» **Problem**
Gather the lines that hold the string "this".

Start of Supplied material

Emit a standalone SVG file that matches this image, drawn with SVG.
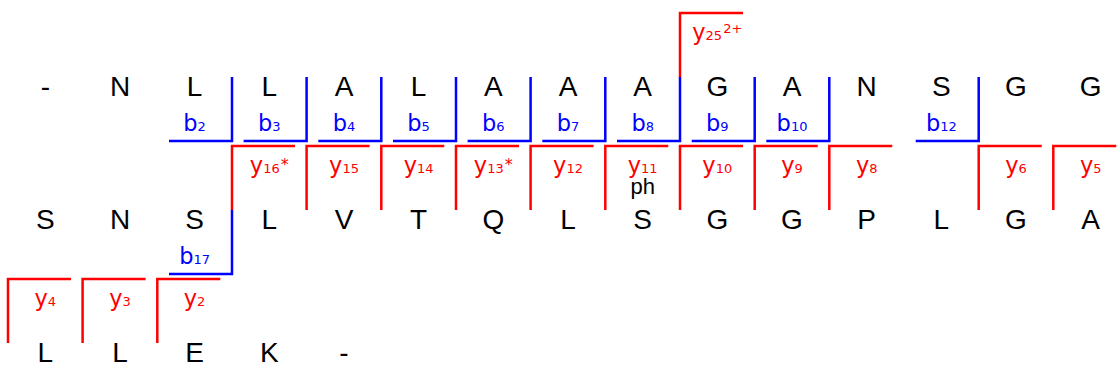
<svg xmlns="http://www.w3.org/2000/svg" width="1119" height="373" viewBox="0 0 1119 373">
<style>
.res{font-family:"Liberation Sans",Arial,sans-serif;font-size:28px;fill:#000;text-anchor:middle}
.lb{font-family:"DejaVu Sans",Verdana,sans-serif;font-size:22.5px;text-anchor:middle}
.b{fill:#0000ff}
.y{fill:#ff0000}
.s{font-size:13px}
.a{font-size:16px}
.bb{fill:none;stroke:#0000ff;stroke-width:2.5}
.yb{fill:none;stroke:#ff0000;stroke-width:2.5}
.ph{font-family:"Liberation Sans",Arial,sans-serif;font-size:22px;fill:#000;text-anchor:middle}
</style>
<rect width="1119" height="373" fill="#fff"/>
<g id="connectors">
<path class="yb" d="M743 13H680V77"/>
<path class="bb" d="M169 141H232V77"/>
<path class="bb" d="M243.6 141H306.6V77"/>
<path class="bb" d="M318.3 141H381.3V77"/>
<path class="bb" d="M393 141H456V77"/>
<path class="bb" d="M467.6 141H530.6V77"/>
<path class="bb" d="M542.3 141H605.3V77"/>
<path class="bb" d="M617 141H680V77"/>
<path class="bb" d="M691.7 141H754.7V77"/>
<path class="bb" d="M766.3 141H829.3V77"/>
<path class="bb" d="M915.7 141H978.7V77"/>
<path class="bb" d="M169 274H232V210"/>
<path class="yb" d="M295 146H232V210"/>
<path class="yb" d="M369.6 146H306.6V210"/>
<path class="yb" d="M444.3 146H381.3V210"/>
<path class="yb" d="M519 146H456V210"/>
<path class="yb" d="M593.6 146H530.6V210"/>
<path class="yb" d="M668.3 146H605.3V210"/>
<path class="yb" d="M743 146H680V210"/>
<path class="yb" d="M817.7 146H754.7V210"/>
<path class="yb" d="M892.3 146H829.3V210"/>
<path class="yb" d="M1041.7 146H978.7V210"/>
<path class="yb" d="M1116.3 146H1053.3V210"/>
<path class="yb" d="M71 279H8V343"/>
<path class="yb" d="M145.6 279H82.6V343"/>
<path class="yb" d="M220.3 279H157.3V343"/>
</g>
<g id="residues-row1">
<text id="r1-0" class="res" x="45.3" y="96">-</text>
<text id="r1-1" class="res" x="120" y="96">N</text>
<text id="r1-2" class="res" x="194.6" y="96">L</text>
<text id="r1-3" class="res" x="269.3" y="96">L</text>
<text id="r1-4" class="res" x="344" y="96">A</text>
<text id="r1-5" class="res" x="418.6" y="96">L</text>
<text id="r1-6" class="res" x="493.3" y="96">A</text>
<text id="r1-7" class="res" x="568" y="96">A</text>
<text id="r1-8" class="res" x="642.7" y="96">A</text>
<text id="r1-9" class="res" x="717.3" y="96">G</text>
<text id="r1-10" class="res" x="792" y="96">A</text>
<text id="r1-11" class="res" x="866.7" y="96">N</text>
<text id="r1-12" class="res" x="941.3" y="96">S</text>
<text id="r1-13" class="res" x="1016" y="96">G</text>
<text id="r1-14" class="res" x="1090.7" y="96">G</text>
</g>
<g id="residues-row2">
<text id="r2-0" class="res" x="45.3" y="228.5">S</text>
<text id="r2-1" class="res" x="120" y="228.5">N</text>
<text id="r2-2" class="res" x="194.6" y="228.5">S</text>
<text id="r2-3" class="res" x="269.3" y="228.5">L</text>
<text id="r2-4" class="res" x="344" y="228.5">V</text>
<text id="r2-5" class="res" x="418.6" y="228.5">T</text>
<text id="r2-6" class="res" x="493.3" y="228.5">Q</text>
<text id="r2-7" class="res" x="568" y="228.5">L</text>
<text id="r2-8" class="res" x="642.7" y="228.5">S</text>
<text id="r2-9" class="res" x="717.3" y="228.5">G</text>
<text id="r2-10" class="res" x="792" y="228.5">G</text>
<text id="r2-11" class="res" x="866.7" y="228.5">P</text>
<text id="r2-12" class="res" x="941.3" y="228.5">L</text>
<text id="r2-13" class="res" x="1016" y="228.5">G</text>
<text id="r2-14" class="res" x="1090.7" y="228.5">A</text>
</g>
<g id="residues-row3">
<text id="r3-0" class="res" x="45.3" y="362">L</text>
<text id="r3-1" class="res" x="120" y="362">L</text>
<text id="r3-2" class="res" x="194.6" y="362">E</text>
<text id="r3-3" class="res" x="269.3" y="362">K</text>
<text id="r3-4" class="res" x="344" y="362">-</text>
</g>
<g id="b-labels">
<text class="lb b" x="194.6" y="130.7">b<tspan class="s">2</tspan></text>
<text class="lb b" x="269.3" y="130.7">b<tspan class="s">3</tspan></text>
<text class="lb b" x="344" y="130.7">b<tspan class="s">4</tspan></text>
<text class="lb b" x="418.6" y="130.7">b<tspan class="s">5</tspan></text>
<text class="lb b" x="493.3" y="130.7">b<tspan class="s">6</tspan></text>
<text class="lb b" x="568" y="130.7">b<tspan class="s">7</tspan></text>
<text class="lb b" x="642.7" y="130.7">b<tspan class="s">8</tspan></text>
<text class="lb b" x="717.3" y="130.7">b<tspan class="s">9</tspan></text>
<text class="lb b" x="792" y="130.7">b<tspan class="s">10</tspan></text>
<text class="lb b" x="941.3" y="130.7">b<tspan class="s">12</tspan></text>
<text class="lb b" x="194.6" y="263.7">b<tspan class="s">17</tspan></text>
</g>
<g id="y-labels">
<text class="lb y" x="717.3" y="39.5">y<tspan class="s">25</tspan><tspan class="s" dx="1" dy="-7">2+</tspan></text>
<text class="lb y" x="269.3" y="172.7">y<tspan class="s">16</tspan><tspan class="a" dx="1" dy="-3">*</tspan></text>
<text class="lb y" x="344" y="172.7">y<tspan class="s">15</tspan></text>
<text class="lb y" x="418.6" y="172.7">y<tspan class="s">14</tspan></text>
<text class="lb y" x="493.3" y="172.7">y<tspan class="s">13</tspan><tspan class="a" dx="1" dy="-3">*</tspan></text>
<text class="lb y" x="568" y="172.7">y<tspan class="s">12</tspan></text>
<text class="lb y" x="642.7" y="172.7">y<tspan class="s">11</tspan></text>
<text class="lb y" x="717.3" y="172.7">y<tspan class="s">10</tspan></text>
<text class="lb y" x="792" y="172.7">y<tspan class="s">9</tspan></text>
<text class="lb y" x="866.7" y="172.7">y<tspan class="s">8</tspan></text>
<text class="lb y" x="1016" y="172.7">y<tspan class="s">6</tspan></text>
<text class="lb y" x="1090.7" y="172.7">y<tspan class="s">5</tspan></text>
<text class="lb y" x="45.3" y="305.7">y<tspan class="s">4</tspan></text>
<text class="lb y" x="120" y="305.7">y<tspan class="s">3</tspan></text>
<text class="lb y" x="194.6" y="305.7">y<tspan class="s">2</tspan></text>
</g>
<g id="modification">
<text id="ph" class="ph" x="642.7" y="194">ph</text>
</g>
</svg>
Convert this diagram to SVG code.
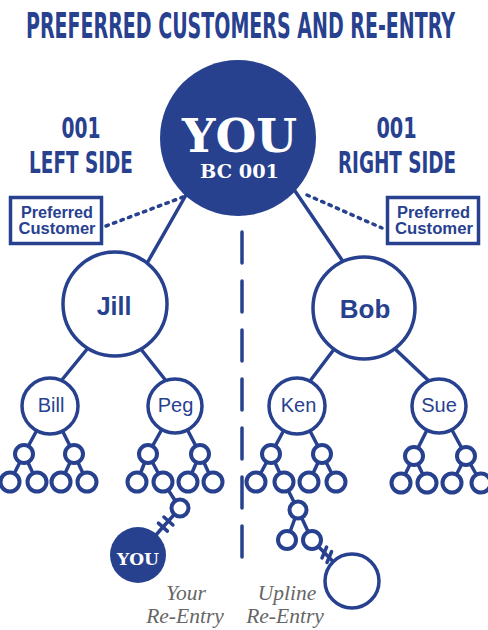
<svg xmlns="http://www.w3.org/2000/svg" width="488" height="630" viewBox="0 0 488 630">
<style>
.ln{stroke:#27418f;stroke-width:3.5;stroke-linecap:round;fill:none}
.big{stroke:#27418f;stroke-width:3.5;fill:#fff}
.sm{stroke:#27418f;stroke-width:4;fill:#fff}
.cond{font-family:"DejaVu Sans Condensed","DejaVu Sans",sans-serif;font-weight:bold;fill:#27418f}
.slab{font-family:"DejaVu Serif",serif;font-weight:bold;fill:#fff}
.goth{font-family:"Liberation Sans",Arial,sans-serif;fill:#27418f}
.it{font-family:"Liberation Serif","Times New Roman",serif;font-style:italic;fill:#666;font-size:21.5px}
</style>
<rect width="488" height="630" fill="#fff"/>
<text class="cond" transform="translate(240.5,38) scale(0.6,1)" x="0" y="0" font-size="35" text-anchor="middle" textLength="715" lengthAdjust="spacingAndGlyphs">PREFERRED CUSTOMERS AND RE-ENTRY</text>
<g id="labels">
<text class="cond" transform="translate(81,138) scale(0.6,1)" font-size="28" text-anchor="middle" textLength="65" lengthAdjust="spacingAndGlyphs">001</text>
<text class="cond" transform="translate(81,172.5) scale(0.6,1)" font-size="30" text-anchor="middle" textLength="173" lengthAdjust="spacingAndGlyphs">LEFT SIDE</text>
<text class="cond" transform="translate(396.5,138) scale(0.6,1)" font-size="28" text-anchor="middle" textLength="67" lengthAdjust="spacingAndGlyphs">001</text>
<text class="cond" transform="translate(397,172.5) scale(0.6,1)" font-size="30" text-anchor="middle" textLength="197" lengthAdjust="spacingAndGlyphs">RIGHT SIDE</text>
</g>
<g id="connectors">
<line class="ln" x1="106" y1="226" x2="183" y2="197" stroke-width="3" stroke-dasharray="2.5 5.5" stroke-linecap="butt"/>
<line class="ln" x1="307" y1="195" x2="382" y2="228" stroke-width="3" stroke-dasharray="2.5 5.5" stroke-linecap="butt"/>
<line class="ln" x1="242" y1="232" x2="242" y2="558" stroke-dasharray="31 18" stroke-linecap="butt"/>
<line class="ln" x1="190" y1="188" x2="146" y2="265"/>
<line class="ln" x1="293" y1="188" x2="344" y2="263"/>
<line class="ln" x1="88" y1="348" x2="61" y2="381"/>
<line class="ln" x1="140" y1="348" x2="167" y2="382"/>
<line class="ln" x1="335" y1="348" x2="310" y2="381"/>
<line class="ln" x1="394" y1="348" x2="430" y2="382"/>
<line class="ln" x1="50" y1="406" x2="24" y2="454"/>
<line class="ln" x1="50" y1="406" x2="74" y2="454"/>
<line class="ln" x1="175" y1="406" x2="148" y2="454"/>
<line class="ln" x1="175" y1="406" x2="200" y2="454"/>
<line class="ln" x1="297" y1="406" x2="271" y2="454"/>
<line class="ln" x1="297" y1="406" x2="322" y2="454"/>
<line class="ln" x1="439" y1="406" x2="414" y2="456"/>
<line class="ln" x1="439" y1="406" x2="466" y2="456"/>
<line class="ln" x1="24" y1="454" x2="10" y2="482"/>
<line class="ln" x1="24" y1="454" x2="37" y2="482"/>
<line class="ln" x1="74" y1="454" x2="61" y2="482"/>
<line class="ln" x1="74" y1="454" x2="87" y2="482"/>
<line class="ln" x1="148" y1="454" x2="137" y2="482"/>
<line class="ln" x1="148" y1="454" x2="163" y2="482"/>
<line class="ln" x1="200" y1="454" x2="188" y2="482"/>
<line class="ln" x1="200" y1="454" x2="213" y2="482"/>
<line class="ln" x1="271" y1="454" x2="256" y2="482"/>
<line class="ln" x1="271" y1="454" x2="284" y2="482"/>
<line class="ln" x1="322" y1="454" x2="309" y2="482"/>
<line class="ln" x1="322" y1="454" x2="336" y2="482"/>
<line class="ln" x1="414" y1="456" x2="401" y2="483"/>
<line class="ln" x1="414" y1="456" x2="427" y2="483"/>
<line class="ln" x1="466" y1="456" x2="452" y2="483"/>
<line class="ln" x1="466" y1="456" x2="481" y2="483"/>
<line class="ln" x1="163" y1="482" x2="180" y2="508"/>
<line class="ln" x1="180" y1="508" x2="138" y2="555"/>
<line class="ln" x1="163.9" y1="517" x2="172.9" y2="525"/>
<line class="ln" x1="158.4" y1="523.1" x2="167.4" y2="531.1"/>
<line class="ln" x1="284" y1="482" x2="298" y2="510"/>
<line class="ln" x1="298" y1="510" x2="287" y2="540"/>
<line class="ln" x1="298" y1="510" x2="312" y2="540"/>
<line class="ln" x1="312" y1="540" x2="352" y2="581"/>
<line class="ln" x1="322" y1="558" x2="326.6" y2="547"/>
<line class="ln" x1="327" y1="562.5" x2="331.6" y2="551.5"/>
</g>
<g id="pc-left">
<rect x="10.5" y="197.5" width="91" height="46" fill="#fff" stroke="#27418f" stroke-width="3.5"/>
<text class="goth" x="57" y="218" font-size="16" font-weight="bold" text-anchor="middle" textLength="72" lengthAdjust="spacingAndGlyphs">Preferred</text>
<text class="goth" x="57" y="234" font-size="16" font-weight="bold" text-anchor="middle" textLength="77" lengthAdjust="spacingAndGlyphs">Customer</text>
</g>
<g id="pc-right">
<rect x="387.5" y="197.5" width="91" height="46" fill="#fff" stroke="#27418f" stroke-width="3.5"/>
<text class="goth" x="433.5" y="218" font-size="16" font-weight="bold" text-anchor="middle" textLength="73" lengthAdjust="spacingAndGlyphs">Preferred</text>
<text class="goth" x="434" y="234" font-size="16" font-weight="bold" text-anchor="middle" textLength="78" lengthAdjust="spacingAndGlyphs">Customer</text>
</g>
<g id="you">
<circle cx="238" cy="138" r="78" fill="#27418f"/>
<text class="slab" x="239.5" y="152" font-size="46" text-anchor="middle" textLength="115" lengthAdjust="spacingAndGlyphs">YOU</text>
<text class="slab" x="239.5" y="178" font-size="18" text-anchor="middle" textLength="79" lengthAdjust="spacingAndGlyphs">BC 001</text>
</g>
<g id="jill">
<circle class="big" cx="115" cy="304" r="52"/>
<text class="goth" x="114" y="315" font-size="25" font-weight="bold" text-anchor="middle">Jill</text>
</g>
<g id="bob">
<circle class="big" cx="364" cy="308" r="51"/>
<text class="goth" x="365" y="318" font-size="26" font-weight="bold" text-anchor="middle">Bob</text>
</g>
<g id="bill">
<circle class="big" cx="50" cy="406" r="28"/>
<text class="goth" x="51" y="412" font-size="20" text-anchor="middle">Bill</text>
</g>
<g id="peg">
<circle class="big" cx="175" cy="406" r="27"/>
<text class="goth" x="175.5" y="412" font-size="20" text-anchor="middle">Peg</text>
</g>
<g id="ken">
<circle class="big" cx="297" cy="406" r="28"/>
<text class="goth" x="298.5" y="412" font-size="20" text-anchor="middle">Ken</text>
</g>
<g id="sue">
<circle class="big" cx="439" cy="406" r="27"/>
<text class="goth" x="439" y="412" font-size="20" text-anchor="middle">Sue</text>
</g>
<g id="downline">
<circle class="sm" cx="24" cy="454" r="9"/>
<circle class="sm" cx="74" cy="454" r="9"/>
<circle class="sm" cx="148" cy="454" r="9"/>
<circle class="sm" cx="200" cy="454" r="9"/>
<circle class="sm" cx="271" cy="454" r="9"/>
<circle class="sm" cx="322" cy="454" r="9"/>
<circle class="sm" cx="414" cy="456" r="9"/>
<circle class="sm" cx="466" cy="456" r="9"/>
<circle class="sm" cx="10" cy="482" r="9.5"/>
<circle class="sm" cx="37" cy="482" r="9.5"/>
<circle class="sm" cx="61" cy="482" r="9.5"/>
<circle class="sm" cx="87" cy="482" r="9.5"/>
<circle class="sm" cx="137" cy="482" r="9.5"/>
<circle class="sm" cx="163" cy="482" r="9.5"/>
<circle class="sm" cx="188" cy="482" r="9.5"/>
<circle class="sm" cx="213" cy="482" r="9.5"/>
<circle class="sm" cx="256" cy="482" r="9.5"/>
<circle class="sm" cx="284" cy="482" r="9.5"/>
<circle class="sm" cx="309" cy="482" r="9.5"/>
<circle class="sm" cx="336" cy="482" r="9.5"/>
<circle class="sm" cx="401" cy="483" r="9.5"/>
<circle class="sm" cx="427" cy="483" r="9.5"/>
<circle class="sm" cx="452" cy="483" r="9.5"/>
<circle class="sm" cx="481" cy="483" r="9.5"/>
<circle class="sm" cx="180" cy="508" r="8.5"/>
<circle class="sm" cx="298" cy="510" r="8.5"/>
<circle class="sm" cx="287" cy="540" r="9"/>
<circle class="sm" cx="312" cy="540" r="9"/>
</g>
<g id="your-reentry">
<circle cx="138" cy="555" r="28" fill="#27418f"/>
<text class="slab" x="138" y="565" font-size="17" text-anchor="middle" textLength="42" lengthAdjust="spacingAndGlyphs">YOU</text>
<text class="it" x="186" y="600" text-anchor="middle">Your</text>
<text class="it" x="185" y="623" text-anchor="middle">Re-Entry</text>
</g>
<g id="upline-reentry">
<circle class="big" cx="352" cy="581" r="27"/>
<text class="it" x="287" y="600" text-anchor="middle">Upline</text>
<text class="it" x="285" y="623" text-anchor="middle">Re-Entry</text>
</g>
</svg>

End of Supplied material

» **Correct output**
Emit a standalone SVG file that matches this image, drawn with SVG.
Convert this diagram to SVG code.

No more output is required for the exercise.